こうした元気な本屋の試みは、以前このブログでも紹介した、名古屋の古本屋にも見られた。これはいろんなところでしゃべっているので、このブログで書いたかどうか定かではないが、東京の早稲田通り。僕が中高校生時代をすごした街だが、以前は神田に次ぐ古本屋街として有名だったが、ここ数年間ですっかりラーメン街道になってしまった。ラーメン屋が増えることはそれはそれでいいのだけど、これは経営者の高齢化などの問題があるとは思われるものの、学生が本を買わなくなった、ということの裏返しでもあるのではないか。僕は一読者として、多少なり切実にそのことを考えている。なので、京都の有力な「街の本屋」さんの試みは、出来る限り応援したいと思っている。

朝からずいぶん長く書いてしまったけど、恵文社の元店長、現在の誠光社の社長(?)の堀部さんの誠光社の社是というか、マニフェストを拝借しておきたいと思う。静かな文体だけど、今の時代への憤りや本に対する熱い思いが伝わってきます。さすが本屋さん、という文章にて。

「街から本屋が姿を消しつつある。そんな話をここ十数年いたるところで耳にしてきました。もう聞き飽きたという方も多いでしょう。メディア上ではノスタルジーと感傷にまみれた言葉が飛び交い、危機感を伴う記事もあちこちで目にします。話題になりながらも新刊書店は増えるどころか減る一方。百万冊規模のメガストアや、企業がバックアップする複合店がオープンしたというニュースは雑誌やSNSで目にしますが、雑誌や文庫を取り揃える個人経営の本屋が最近開店したという話は、寡聞にして知りません。

「街の書店」についてこれだけの言説が飛び交う中、なぜ新たに本屋が生まれないのでしょうか。その理由のひとつに、流通を一手に取り仕切る大手取次店との契約が困難なことや、その流通上の問題から新刊書の販売利益がごくわずかしなかいという、構造矛盾があります。脱サラをした書店員さんが新刊書店を立ち上げるにはあまりにも高い障壁が目前にそびえ、それを乗り越えたとしても、本という商材だけではとても経営が成り立たないのが現実です。

システムに無理があるならば、改善し、あらたなルールを提案すればいい。本屋の話はもうやめにして、本屋をはじめてみよう。

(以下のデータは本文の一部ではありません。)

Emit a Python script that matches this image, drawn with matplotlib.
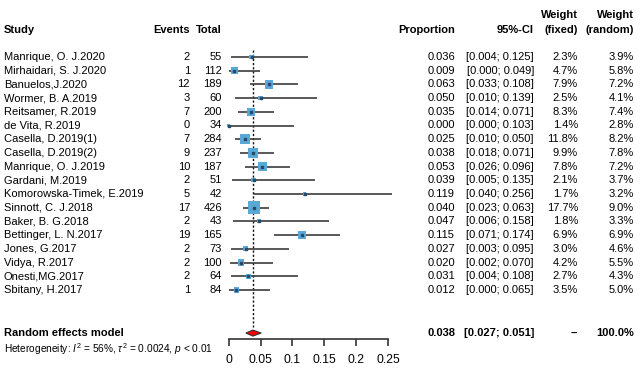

誠光社は本屋の新しいあり方を提案すべく始めた、ささやかな実験でもあります。できるだけ出版社さんから直接本を仕入れ、双方の利幅を確保する。最小限の規模で、できるだけ店主が選書も店番も取引先とのやりとりも行う。売り上げを確保するため本以外のメディアを扱う際には、できるだけ本と親和性の高いものを選ぶ。土地に根付き、お客様に影響され、店主自身も勉強しながら商品構成が変化し続ける。姿形はこれまでに親しまれてきた街の本屋でありながら、経営のあり方はこれまでと一線を画する。そうして出来た店が、これからの当たり前の本屋であることを願っています。

本屋は街の光です。誠光社の試みが広く認知され、同じスタイルの本屋が全国に百店舗できれば、薄暗くなりつつある街も少しは明るくなるはずです。今回の試みはできるだけオープンにし、本屋を志すみなさんと共有し、参照できるよう発信するつもりです。